At a little after midday, the Dow is down about 100, the S&P 500 is down about 9, and the Nasdaq is down about 16. Commodities leading the way higher with oil trading over $120. Down volume is about 2/3 of the total volume. Overall, volume still very low though. News just came out saying that 2/3 of banks are tightening their lending standars. We saw this coming for some time. When the economy is slowing and possibly in recession, probably not the best thing to tighten lending standards. Oh well.
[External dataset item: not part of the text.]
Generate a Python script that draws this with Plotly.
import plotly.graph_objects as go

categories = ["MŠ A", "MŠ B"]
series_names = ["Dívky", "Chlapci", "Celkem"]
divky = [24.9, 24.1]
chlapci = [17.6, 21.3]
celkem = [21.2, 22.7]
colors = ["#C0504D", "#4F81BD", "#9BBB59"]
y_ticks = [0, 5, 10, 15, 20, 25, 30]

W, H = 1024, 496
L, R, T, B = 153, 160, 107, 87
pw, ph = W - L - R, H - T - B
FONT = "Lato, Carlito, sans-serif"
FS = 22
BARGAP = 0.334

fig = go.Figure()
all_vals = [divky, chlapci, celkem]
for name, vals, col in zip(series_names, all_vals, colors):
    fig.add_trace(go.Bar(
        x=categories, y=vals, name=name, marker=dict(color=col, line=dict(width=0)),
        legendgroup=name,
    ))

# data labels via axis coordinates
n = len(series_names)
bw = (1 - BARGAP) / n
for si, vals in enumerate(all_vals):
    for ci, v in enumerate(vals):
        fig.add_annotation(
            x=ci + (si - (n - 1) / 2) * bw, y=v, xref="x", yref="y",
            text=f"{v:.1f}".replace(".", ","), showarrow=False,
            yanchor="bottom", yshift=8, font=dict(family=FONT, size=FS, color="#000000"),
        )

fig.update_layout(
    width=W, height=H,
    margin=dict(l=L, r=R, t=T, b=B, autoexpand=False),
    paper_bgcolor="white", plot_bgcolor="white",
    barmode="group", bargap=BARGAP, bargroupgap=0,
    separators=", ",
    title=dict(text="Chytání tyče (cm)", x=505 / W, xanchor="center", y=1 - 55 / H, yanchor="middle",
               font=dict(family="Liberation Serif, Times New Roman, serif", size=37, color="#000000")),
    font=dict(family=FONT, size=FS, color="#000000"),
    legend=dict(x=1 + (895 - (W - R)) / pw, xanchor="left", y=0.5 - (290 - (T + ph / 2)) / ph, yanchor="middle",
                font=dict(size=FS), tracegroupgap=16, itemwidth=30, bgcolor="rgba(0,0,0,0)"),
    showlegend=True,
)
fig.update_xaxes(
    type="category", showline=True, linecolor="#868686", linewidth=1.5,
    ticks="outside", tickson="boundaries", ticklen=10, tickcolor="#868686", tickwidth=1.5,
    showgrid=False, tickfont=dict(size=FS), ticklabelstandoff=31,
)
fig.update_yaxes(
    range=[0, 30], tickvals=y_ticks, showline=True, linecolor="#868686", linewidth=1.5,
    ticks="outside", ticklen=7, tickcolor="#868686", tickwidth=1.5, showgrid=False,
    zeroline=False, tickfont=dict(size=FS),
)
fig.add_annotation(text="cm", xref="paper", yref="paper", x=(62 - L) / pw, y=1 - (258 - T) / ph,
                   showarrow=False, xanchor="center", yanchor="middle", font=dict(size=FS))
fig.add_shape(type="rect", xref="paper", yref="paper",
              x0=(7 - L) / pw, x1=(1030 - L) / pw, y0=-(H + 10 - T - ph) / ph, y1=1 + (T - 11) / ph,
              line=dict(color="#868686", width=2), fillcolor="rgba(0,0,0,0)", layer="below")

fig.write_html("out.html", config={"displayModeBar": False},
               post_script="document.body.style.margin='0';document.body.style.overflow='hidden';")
So, is this the beginning of a big leg down or just profit taking after a good week last week? It’s too early to tell. However, if we close down, you’ll hear tons of people saying that we reversed right at the 200-day moving average on the S&P 500 and couldn’t break through. I wish it was that easy. Using the 200-day moving average as a trading tool hasn’t been very profitable so be cautious watching that. We could easily pull back to 1390 on the S&P 500 and still be in an uptrend.
For the next few days, I want to see the quality of this pullback. Are sellers getting antsy? We’ll see as the days go on but I’ll be looking to sell some things very quickly if the selling intensifies. I won’t add more shorts until I see a lot of evidence that the run since early March is indeed ending.
I’m still fairly neutral but the market has to prove itself to me. So far it hasn’t done that even though the indices have gone up. On the way up, less and less stocks are participating in this rally. That’s a big concern.
So, to sum up, I’m net long in my portfolios I oversee and benefiting on up days. I’ll be looking to lock in profits and sell laggards shortly if I see this downturn materialize. In addition, I’ll be looking to short more American companies as selling pressure rises.